VOX the EP was released in 2005 on a promotional basis. In 2006, Deemed Psychotic’s The 1st and Red Book, a compilation of Kylyra’s earlier works, was released on iTunes. In 2007, Kylyra released the fully finished VOX.
Unlike Ishtar’s Ascent, VOX was not a concept album, nor did it include any classical or spoken word pieces. What emerged was hard-edged and tinged with industrial lashings. Gone was the fragile vocal sound of Ishtar’s Ascent. Pushing her vocals, Kylyra spun sultry harmonies and worked with distortion for a completely new sound. Hailed as a new Siousxie and the Banshees mixed with The Dead Can Dance, VOX garnered Kylyra some press notice, but most fans missed the release.
A burgeoning interest in performance poetry in 2008 fueled Kylyra to create KyPoetry, her spoken word project. On Purple (2008), Kylyra was able to fully utilize all her skills as a sound artist. Music became a back lay, sound was used to tell and emphasize the poetry. Her incredible exploration into beat poetry, culminating in Clutched and Frosted, pushed her to explore more jazz backings and to modify her poetry style.
The following two years saw Kylyra busy establishing the Irish charity, Express Events, and running Poets Express and Kids Express. Established to bring poets and musicians into West Cork, Ireland, the events held in 2009 and 2010 were an undisputed triumph, bringing performers from all over Ireland, Northern Ireland, and the UK to eager audiences in rural communities. In addition, Kylyra began performing with Shaky Dawg and worked to produce seven half hour video programs for An Lár TV and close to 100 individual videos on YouTube from her poetry events.
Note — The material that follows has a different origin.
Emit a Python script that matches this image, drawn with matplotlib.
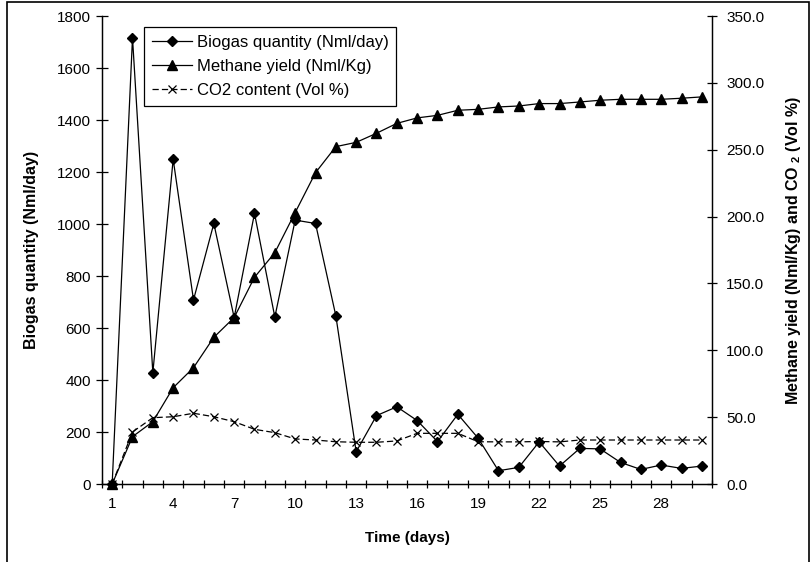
import matplotlib
matplotlib.use("Agg")
import matplotlib.pyplot as plt
from matplotlib.patches import Rectangle
from matplotlib.ticker import FixedLocator, FormatStrFormatter

plt.rcParams['font.family'] = ['Liberation Sans', 'DejaVu Sans']

# data
days = list(range(1, 31))
biogas = [0, 1716, 428, 1249, 708, 1002, 640, 1041, 642, 1015, 1002, 647, 124, 263, 297,
          244, 163, 268, 176, 51, 64, 162, 69, 137, 135, 83, 56, 73, 60, 69]
methane = [0, 35.4, 46.6, 72.0, 87.0, 109.7, 124.5, 154.6, 173.0, 203.0, 232.8, 252.3, 255.5,
           262.3, 269.7, 273.8, 275.7, 279.5, 280.2, 282.0, 282.7, 284.5, 284.5, 285.7, 287.0,
           287.7, 287.7, 287.7, 288.5, 289.5]
co2 = [0, 38.9, 49.6, 50.3, 52.9, 50.3, 46.6, 40.9, 38.4, 33.7, 32.9, 31.6, 31.2, 31.2, 32.2,
       37.9, 37.9, 37.9, 31.6, 31.5, 31.5, 31.8, 31.5, 32.9, 32.9, 32.9, 32.9, 32.9, 32.9, 32.9]
xlabels = [1, 4, 7, 10, 13, 16, 19, 22, 25, 28]

fig = plt.figure(figsize=(8.11, 5.62), dpi=100)
ax = fig.add_axes([102 / 811, 1 - 484 / 562, 610 / 811, 468 / 562])
ax2 = ax.twinx()

l1, = ax.plot(days, biogas, color='black', lw=0.9, marker='D', ms=5, clip_on=False,
              label='Biogas quantity (Nml/day)', zorder=3)
l2, = ax2.plot(days, methane, color='black', lw=0.9, marker='^', ms=6.5, clip_on=False,
               label='Methane yield (Nml/Kg)', zorder=3)
l3, = ax2.plot(days, co2, color='black', lw=0.9, ls=(0, (5, 2.5)), marker='x', ms=6,
               mew=0.9, clip_on=False, label='CO2 content (Vol %)', zorder=3)

ax.set_xlim(0.5, 30.5)
ax.set_ylim(0, 1800)
ax2.set_ylim(0, 350)
ax.set_yticks(range(0, 1801, 200))
ax2.set_yticks(range(0, 351, 50))
ax2.yaxis.set_major_formatter(FormatStrFormatter('%.1f'))

ax.set_xticks(xlabels)
ax.xaxis.set_minor_locator(FixedLocator([d + 0.5 for d in [0] + days]))
ax.tick_params(axis='x', which='major', length=0, pad=9, labelsize=11)
ax.tick_params(axis='x', which='minor', direction='inout', length=6, width=0.9)
ax.tick_params(axis='y', direction='inout', length=8, width=0.9, pad=4, labelsize=11)
ax2.tick_params(axis='y', direction='inout', length=6.5, width=0.9, pad=7, labelsize=11)

for a in (ax, ax2):
    a.spines['top'].set_visible(False)
    for s in ('left', 'right', 'bottom'):
        a.spines[s].set_linewidth(0.9)

ax.set_xlabel('Time (days)', fontsize=11, fontweight='bold')
ax.xaxis.set_label_coords(0.5, -0.1)
ax.set_ylabel('Biogas quantity (Nml/day)', fontsize=11.5, fontweight='bold')
ax.yaxis.set_label_coords(-0.104, 0.5)
ax2.set_ylabel(r'Methane yield (Nml/Kg) and CO $_{\mathregular{2}}$ (Vol %)',
               fontsize=11.5, fontweight='bold', rotation=90)
ax2.yaxis.set_label_coords(1.118, 0.5)

leg = ax2.legend(handles=[l1, l2, l3], loc='upper left', bbox_to_anchor=(0.069, 0.976),
                 borderaxespad=0, fontsize=12, fancybox=False, framealpha=1,
                 edgecolor='black', handlelength=2.4, labelspacing=0.55,
                 borderpad=0.45, handletextpad=0.3)
leg.get_frame().set_linewidth(0.9)

fig.patches.append(Rectangle((7 / 811, -0.1), 802 / 811, 1.1 - 2 / 562, fill=False,
                             lw=1.2, edgecolor='black', transform=fig.transFigure))

fig.savefig('out.png', dpi=100)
Having worked herself close to serious illness, Kylyra took a leave of absence from Express Events in 2011. She continued to work in the studio on TechnoKy and with Shaky Dawg. In 2012, Kylyra released her first novel, The Demon of Petty Disturbances: Doh-da.
Kylyra’s current work includes finishing TechnoKy’s first release, titled darkworld, Deemed Psychotic’s 2nd Take, and releasing VOX on Wa3 in China.
Losing Today / Marcello Berlich / Italy
“Attiva da circa una decina d’anni, con dischi solisti e in gruppo (Stygian Tars, Deemed Psychotic) la cantante e polistrumentista Kylyra torna con questo nuovo full length, incentrato su sonorità elettro-gotiche, alternando ritmi accelerati e tonalità industriali a brani dall’attitudine più spiccatamente folk (con atmosfere che rimandano ai ‘capofila’ Dead Can Dance), e senza disdegnare qualche rarefazione ipnotica di stampo ambient. Undici pezzi dalla sequenza ben disegnata, dando al disco una buona dinamica, nonostante in alcuni episodi ci si dilunghi forse un pò troppo (solo in un paio di occasioni si scende sotto i cinque minuti, un un caso superando gli otto).
Domina, naturalmente, la vocalità di Kylyra, con personalità, anche se i riferimenti a certe voci ‘storiche'(vedi Siouxsie) sono inevitabili; è lei a occuparsi pressoché interamente della strumentazione, coadiuvata al basso dal fratello e collaboratore storico KarrArikh Tor, che concorre anche alla scrittura di uno dei tre brani non a firma esclusiva di Kylyra, gli altri due provenienti rispettivamente dal repertorio degli Stygian Tars e dei Black Orchid di Miwaukee. Nel suo genere, un disco che alla fine convince, pur rischiando a tratti di fare un pò calare l’attenzione dell’ascolto.”